## begin

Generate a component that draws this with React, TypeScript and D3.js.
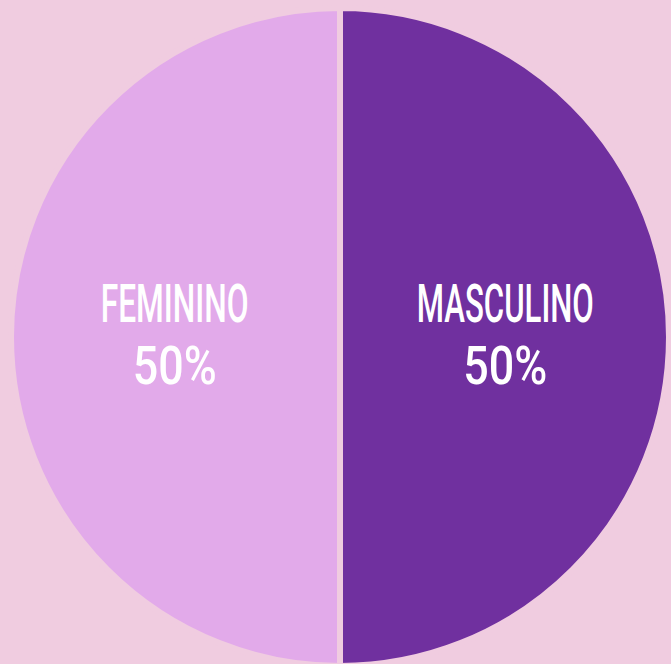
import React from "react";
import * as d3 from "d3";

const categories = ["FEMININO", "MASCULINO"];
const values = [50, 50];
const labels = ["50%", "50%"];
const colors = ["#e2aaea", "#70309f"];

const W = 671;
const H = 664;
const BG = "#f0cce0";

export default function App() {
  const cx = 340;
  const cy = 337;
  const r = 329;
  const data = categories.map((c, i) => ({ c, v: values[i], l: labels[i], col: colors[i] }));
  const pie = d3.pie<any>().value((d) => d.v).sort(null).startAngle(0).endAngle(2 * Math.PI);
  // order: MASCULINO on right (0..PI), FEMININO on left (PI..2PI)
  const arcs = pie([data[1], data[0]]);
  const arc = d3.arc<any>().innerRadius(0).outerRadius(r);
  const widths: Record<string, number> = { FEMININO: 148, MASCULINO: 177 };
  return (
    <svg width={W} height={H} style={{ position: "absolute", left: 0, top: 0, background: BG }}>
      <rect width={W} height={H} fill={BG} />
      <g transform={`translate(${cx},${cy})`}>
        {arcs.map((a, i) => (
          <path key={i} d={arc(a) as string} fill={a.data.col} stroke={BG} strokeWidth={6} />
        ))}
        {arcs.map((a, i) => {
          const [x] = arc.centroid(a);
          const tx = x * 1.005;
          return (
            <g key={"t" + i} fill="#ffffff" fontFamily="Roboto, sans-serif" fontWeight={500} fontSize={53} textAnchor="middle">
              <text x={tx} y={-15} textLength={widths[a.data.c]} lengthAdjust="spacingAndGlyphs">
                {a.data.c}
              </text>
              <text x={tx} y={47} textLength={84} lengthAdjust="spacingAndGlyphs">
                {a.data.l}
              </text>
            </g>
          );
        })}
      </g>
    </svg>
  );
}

## end
## begin

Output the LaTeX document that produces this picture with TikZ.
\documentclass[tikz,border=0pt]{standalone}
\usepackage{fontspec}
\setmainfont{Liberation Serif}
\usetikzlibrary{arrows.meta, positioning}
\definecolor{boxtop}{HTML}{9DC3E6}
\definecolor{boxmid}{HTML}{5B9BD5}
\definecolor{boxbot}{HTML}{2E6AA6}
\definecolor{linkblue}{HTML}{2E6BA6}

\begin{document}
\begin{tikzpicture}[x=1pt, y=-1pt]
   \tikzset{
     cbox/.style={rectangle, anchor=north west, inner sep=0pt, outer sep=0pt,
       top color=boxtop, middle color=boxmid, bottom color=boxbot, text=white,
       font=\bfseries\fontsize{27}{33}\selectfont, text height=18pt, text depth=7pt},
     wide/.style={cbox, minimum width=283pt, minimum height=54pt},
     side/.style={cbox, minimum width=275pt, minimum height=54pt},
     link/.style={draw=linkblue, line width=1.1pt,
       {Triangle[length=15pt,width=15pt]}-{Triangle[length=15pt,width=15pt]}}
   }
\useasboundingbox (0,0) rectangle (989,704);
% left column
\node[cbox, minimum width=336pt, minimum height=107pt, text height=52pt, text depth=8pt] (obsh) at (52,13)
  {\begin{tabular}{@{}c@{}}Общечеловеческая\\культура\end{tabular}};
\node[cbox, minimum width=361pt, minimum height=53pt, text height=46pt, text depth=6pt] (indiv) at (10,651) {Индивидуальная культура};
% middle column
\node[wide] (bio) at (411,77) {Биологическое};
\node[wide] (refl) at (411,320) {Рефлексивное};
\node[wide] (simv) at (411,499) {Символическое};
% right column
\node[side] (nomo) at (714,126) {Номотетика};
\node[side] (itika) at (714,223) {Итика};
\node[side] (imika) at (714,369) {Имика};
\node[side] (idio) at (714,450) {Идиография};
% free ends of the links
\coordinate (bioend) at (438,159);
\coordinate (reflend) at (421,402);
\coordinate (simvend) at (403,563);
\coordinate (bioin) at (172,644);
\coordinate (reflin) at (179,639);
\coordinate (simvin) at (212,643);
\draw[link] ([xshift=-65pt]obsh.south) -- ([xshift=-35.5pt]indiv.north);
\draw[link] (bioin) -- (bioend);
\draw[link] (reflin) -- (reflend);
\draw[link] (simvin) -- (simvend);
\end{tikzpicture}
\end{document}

## end
## begin

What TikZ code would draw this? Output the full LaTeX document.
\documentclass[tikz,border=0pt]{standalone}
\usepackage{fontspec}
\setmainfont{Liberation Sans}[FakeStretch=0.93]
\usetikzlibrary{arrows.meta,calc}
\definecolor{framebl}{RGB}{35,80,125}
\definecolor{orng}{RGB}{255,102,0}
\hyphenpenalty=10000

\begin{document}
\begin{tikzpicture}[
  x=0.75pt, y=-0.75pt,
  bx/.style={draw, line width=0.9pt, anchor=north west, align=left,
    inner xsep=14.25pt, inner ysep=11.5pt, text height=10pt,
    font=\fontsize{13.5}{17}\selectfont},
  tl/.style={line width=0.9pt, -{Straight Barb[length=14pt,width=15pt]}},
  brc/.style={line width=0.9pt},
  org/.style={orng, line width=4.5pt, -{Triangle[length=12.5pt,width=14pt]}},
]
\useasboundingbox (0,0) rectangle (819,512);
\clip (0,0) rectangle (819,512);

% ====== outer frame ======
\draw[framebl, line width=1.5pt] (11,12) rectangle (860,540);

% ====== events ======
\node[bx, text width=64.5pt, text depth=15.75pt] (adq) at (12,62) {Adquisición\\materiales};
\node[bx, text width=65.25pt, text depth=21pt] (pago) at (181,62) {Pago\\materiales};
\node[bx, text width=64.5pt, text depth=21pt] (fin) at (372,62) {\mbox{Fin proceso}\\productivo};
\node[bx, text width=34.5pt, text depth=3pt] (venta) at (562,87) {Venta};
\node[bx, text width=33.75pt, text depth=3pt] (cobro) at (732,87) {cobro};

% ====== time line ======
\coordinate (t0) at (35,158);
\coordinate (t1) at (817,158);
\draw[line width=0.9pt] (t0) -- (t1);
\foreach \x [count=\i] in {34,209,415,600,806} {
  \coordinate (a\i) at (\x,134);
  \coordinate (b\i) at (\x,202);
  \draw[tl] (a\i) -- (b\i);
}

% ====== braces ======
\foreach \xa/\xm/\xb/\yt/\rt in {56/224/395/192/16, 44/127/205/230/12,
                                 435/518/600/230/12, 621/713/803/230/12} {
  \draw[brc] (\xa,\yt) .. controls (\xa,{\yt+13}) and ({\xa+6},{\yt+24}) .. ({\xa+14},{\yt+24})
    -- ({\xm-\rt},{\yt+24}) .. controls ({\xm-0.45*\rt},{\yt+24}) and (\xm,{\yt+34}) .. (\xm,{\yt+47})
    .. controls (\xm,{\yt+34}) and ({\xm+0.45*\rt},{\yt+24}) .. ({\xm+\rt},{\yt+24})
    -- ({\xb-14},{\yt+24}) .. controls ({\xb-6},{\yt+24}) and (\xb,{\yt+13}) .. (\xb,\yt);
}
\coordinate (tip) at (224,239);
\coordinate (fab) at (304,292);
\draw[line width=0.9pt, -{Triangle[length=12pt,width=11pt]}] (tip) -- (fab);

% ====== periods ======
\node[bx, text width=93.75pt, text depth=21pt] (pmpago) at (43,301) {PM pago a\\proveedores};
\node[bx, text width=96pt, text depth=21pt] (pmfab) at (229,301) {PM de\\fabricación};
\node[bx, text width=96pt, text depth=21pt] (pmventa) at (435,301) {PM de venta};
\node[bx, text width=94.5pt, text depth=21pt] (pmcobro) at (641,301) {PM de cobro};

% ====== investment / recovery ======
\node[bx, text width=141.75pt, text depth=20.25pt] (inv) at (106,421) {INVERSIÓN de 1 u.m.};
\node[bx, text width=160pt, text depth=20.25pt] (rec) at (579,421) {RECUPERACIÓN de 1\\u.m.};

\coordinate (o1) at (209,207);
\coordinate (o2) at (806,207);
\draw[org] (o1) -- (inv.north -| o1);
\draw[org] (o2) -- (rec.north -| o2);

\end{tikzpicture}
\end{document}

## end

● REQUIREMENTS: Keep the images out of the copy. Repeat word for word only the lines from the one containing "Generate a component" through the one containing "import * as", both ends included.

● THE ANSWER:
Generate a component that draws this with React, TypeScript and D3.js.
import React from "react";
import * as d3 from "d3";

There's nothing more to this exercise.